Reference should also be made to the current version of IT-113.

Corporate-Owned Life Insurance

40. According to subsection 70(5.3), in determining the subsection 70(5) value of a deceased's shares (for deaths occurring after December 1, 1982), the value of corporate owned life insurance is its cash surrender value. This applies to the deceased, but where there are two or more shareholders and corporate-owned life insurance is required to fund a stock purchase agreement, one must determine the value of the policies held by the corporation on the other shareholders.

The factors to be considered in determining the value of such policies held on the lives of shareholders other than the deceased, should include: (a) cash surrender value; (b) the policy's loan value; (c) face value; (d) the state of health of the insured and his/her life expectancy; (e) conversion privileges; (f) other policy terms, such as term riders, double indemnity provisions; and (g) replacement value.

Reference should also be made to the current version of IT-416.

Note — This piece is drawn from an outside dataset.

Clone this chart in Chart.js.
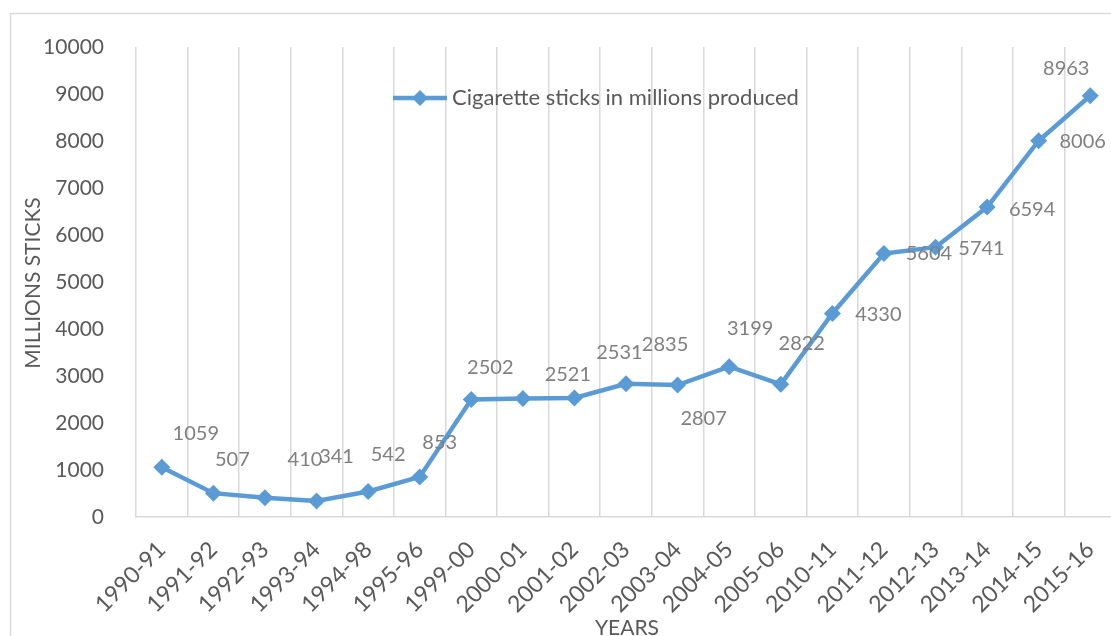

41. If the death of one of the shareholders for which corporate life insurance is owned is considered "imminent" and it is proper to consider this factor in valuing a policy, the value may be greater than the policy's cash surrender value. However, one must also consider the following factors: (a) the possibility that the insured will recover and not die; (b) the effect that the loss of a key person would have on the business operations; (c) whether the share interest being valued represents a majority or minority of the outstanding shares; and (d) the importance attached to factors other than asset value in the circumstances, such as the future earnings expectations and the prospects for dividends.